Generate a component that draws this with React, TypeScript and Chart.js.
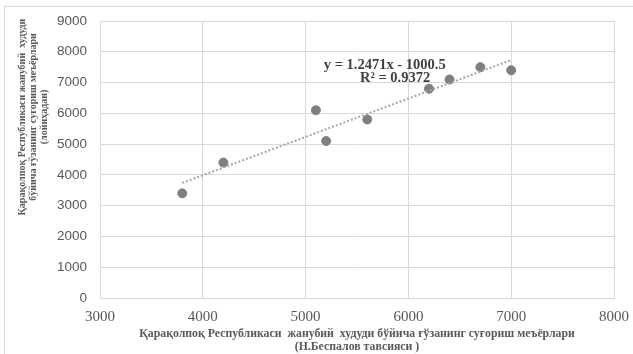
++++++
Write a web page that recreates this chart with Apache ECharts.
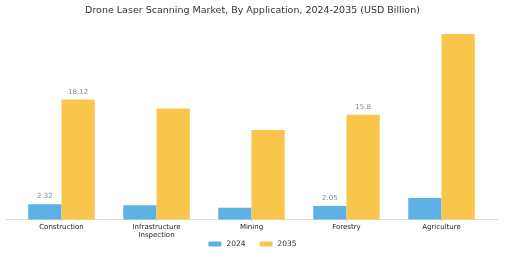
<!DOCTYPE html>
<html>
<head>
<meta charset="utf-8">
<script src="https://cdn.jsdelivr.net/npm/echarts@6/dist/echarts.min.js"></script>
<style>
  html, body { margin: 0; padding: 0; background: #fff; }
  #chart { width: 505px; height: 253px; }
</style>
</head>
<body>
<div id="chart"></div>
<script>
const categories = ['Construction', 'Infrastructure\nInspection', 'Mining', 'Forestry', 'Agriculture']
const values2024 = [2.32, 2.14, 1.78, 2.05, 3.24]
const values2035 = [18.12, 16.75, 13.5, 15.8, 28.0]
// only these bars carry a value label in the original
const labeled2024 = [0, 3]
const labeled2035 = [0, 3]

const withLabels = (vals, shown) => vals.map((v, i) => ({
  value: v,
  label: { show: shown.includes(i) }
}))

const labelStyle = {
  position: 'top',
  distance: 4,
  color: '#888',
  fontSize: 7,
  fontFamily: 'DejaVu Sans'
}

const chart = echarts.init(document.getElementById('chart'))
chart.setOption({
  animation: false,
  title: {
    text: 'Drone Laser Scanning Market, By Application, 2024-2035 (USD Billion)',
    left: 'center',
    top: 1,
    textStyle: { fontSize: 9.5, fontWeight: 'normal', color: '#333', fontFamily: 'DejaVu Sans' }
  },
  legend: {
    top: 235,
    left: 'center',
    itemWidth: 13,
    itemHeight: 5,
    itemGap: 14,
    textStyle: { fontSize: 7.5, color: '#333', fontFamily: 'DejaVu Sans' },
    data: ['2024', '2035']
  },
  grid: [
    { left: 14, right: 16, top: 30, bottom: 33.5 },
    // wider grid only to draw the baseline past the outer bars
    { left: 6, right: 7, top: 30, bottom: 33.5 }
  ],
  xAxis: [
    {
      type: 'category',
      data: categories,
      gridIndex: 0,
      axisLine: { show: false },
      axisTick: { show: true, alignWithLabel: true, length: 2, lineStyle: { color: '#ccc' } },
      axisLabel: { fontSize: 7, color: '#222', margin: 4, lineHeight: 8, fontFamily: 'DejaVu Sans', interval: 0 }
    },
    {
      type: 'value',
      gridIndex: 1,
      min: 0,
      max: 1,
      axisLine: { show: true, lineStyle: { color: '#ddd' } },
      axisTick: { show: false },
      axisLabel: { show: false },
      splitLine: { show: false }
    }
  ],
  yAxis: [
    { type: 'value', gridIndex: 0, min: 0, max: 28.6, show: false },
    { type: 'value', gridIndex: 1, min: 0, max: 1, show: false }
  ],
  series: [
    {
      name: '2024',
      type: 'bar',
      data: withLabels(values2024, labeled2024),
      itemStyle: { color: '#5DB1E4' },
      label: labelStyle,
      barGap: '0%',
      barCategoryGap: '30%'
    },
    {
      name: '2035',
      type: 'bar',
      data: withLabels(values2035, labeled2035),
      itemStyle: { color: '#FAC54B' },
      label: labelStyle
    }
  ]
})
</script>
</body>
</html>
++++++
* **Stated problem**:
Track down all lines above with the string "this" and copy them.

* **Result below**:
Generate a component that draws this with React, TypeScript and Chart.js.
Write a web page that recreates this chart with Apache ECharts.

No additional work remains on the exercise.